Gaetano Vitagliano era un vero esperto nel far girare i soldi che provenivano dai clan di Camorra. Già nel 2007 la Dda di Firenze ne aveva chiesto l’arresto, nell’ambito dell’operazione Leopoldo, con l’accusa di aver riciclato a Montecatini Terme somme provenienti dalla famiglia dei Formicola, radicati nei quartieri napoletani di San Giovanni e Teduccio. In quell’indagine la Procura di Firenze accusò Vitagliano di aver riciclato partite di credito sottratte al circuito postale. Poi, nel 2010, torna in carcere colpito da una ordinanza di custodia per traffico di droga.

A Roma “ha costituito un momento centrale dell’excursus criminale – scrive il gip nell’ordinanza eseguita oggi – poiché gli ha consentito di entrare fattivamente in contatto con la criminalità romana”. I soldi della camorra si sono sposati con le reti economiche ed imprenditoriali pronte a tutto che caratterizzano la capitale. Grazie anche alla compiacenza di funzionari bancari, disposti a chiudere più di un occhio.

Una seconda ordinanza di custodia cautelare – eseguita sempre oggi dai Carabinieri di Roma – ha colpito il gruppo criminale capeggiato da Giuseppe Cellamare, legato a Vitagliano attraverso l’imprenditore romano Andrea Scanzani (anche lui arrestato), ritenuto dalla Procura uno dei principali ganci economici utilizzati per riciclare i soldi arrivati dal narcotraffico. Cellamare negli anni ’90 era un elemento di spicco della malavita barese. Diventa collaboratore di giustizia e trasferisce la sua residenza a Monterotondo, comune dell’hinterland romano. Dopo aver lasciato circa dieci anni fa il programma di protezione ha iniziato ad utilizzare la sua fama criminale, occupandosi di recupero dei crediti delle estorsioni e di usura.

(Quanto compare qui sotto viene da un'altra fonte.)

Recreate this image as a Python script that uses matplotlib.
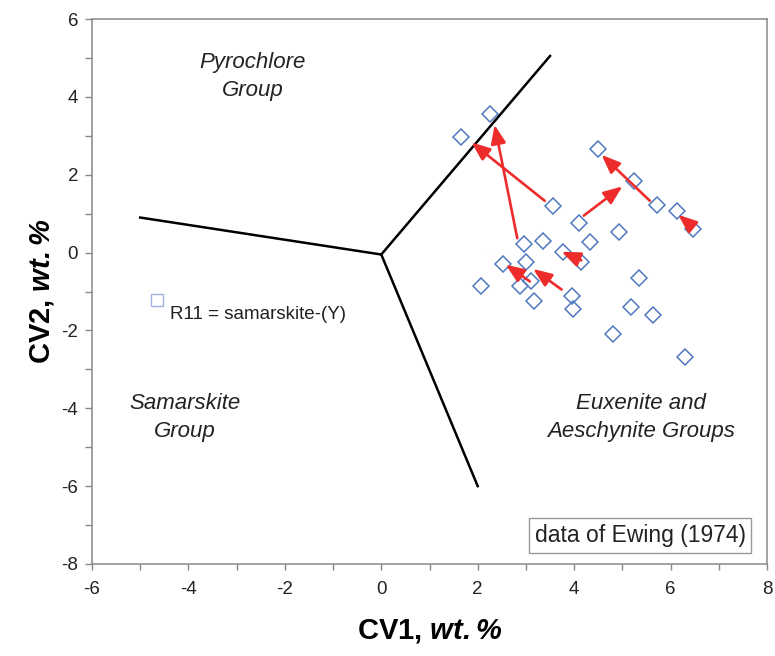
import numpy as np
import matplotlib
matplotlib.use("Agg")
import matplotlib.pyplot as plt
from matplotlib.ticker import MultipleLocator

plt.rcParams['font.family'] = ['Liberation Sans', 'DejaVu Sans']
plt.rcParams['axes.unicode_minus'] = False
plt.rcParams['mathtext.fontset'] = 'custom'
plt.rcParams['mathtext.bfit'] = 'Liberation Sans:italic:bold'
plt.rcParams['mathtext.it'] = 'Liberation Sans:italic'
plt.rcParams['mathtext.rm'] = 'Liberation Sans'

# Ewing (1974) samples, CV1 / CV2
cv1 = [2.25, 1.66, 3.56, 4.50, 5.24, 5.71, 6.14, 6.47, 4.10, 4.93,
       2.96, 3.36, 3.76, 4.33, 4.15, 2.53, 3.01, 3.10, 2.87, 2.06,
       5.35, 3.17, 3.95, 3.97, 5.18, 5.63, 4.81, 6.30]
cv2 = [3.57, 2.97, 1.20, 2.66, 1.83, 1.21, 1.08, 0.61, 0.76, 0.54,
       0.22, 0.29, 0.02, 0.26, -0.23, -0.29, -0.25, -0.74, -0.85, -0.85,
       -0.65, -1.25, -1.11, -1.44, -1.41, -1.61, -2.08, -2.68]

# reference sample R11
r11_x, r11_y = -4.65, -1.21

# field boundaries (from the junction outwards)
junction = (0.0, -0.05)
bound_ends_x = [-5.0, 3.5, 2.0]
bound_ends_y = [0.9, 5.05, -6.0]

# arrows: start -> end
arr_x0 = [3.39, 2.82, 4.20, 5.57, 6.40, 4.15, 3.08, 3.74]
arr_y0 = [1.33, 0.37, 0.95, 1.33, 0.72, -0.20, -0.74, -0.95]
arr_x1 = [1.87, 2.35, 5.00, 4.57, 6.16, 3.74, 2.58, 3.15]
arr_y1 = [2.83, 3.28, 1.70, 2.51, 0.97, 0.02, -0.31, -0.42]

fig = plt.figure(figsize=(7.75, 6.56), dpi=100)
ax = fig.add_axes([92/775, 1-564/656, (767-92)/775, (564-19)/656])

ax.plot(cv1, cv2, 'D', ms=8, mfc='none', mec='#4f79c0', mew=1.1, zorder=3)
ax.plot(r11_x, r11_y, 's', ms=8, mfc='none', mec='#9fb1de', mew=1.0, zorder=3)
ax.text(r11_x + 0.27, r11_y - 0.38, "R11 = samarskite-(Y)", fontsize=13.5,
        ha='left', va='center', color='#222222')

for ex, ey in zip(bound_ends_x, bound_ends_y):
    ax.plot([junction[0], ex], [junction[1], ey], color='black', lw=1.8, zorder=2)

for x0, y0, x1, y1 in zip(arr_x0, arr_y0, arr_x1, arr_y1):
    ax.annotate("", xy=(x1, y1), xytext=(x0, y0),
                arrowprops=dict(arrowstyle='-|>,head_length=0.75,head_width=0.3',
                                color='#ee2b2b', lw=1.9, mutation_scale=15,
                                shrinkA=0, shrinkB=0), zorder=4)

lab = dict(fontsize=16, style='italic', ha='center', va='center',
           color='#222222', linespacing=1.45)
ax.text(-2.67, 4.52, "Pyrochlore\nGroup", **lab)
ax.text(-4.07, -4.23, "Samarskite\nGroup", **lab)
ax.text(5.38, -4.23, "Euxenite and\nAeschynite Groups", **lab)

ax.text(5.37, -7.27, "data of Ewing (1974)", fontsize=16.5, ha='center', va='center',
        color='#222222',
        bbox=dict(boxstyle='square,pad=0.25', fc='white', ec='#999999', lw=1.0))

ax.set_xlim(-6, 8)
ax.set_ylim(-8, 6)
ax.xaxis.set_major_locator(MultipleLocator(2))
ax.xaxis.set_minor_locator(MultipleLocator(1))
ax.yaxis.set_major_locator(MultipleLocator(2))
ax.yaxis.set_minor_locator(MultipleLocator(1))
ax.tick_params(axis='x', which='both', direction='out', length=4, width=1,
               color='#888888', labelsize=13.5, labelcolor='#222222', pad=8)
ax.tick_params(axis='y', which='both', direction='out', length=5, width=1,
               color='#888888', labelsize=13.5, labelcolor='#222222', pad=5)
for s in ax.spines.values():
    s.set_color('#888888')
    s.set_linewidth(1.1)

ax.set_xlabel(r"CV1, $\mathbfit{wt.\%}$", fontsize=21, fontweight='bold', labelpad=14)
ax.set_ylabel(r"CV2, $\mathbfit{wt.\%}$", fontsize=21, fontweight='bold', labelpad=4)

fig.savefig("out.png", dpi=100)
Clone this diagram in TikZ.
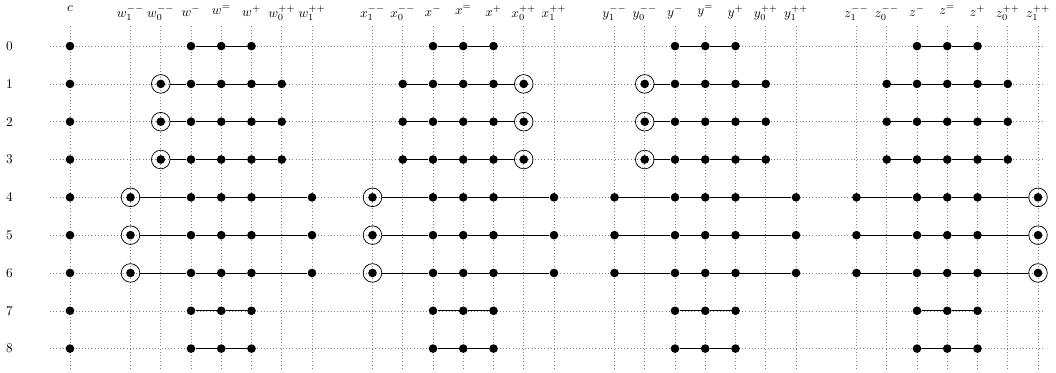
\documentclass[tikz,border=0pt]{standalone}
\usepackage{amsmath}
\usetikzlibrary{positioning}
\tikzset{
  grid line/.style={dotted,gray,line width=0.4pt},
  dot/.style={circle,fill,inner sep=0pt,minimum size=6.5pt},
  ring/.style={circle,draw,inner sep=0pt,minimum size=14pt,line width=0.55pt},
  link/.style={line width=0.6pt},
  collabel/.style={anchor=north,inner sep=0pt},
  rowlabel/.style={inner sep=0pt},
}

\begin{document}
\begin{tikzpicture}[x=0.8cm,y=-1cm]
  \useasboundingbox (-2.314,-1.219) rectangle (32.595,8.636);
  % rows: number and dotted line
  \foreach \r in {0,...,8} {
    \node[rowlabel] (row-\r) at (-2,\r) {\r};
    \draw[grid line] (-0.66,\r) -- (32.2,\r);
  }
  % column c
  \node[collabel] (h-c) at (0,-1.07) {$c$};
  \draw[grid line] (0,-0.52) -- (0,8.55);
  \foreach \r in {0,...,8}
    \node[dot] (c-\r) at (0,\r) {};
  % the four groups, ring position for rows 1-3 and rows 4-6
  \foreach \v/\rb/\rc [count=\g from 0] in {w/1/0,x/5/0,y/1/-1,z/-1/6} {
    \pgfmathtruncatemacro\o{2+8*\g}
    \foreach \s [count=\k from 0] in {_1^{--},_0^{--},^-,^=,^+,_0^{++},_1^{++}} {
      \node[collabel] (h-\v-\k) at (\o+\k,-1.07) {$\v\s$};
      \draw[grid line] (\o+\k,-0.52) -- (\o+\k,8.55);
    }
    % rows 0, 7, 8
    \foreach \r in {0,7,8} {
      \foreach \k in {2,3,4}
        \node[dot] (\v-\k-\r) at (\o+\k,\r) {};
      \draw[link] (\v-2-\r) -- (\v-3-\r) -- (\v-4-\r);
    }
    % rows 1-3
    \foreach \r in {1,2,3} {
      \foreach \k in {1,...,5} {
        \ifnum\k=\rb
          \node[dot] (\v-\k-\r-in) at (\o+\k,\r) {};
          \node[ring] (\v-\k-\r) at (\o+\k,\r) {};
        \else
          \node[dot] (\v-\k-\r) at (\o+\k,\r) {};
        \fi
      }
      \draw[link] (\v-1-\r) -- (\v-2-\r) -- (\v-3-\r) -- (\v-4-\r) -- (\v-5-\r);
    }
    % rows 4-6
    \foreach \r in {4,5,6} {
      \foreach \k in {0,2,3,4,6} {
        \ifnum\k=\rc
          \node[dot] (\v-\k-\r-in) at (\o+\k,\r) {};
          \node[ring] (\v-\k-\r) at (\o+\k,\r) {};
        \else
          \node[dot] (\v-\k-\r) at (\o+\k,\r) {};
        \fi
      }
      \draw[link] (\v-0-\r) -- (\v-2-\r) -- (\v-3-\r) -- (\v-4-\r) -- (\v-6-\r);
    }
  }
\end{tikzpicture}
\end{document}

Il suo gruppo ha inserito i suoi vecchi uomini di fiducia, specializzati nel compiere spedizioni punitive violente contro le vittime dell’usura e delle estorsioni. Chi non pagava si trovava di fronte la fama criminale dell’ex collaboratore di giustizia e i modi duri dei suoi uomini, con una assoggettamento ritenuto mafioso dalla Dda di Roma. Un gruppo ritenuto particolarmente pericoloso, che aveva accesso a depositi armi, anche da guerra, ed esplosivi.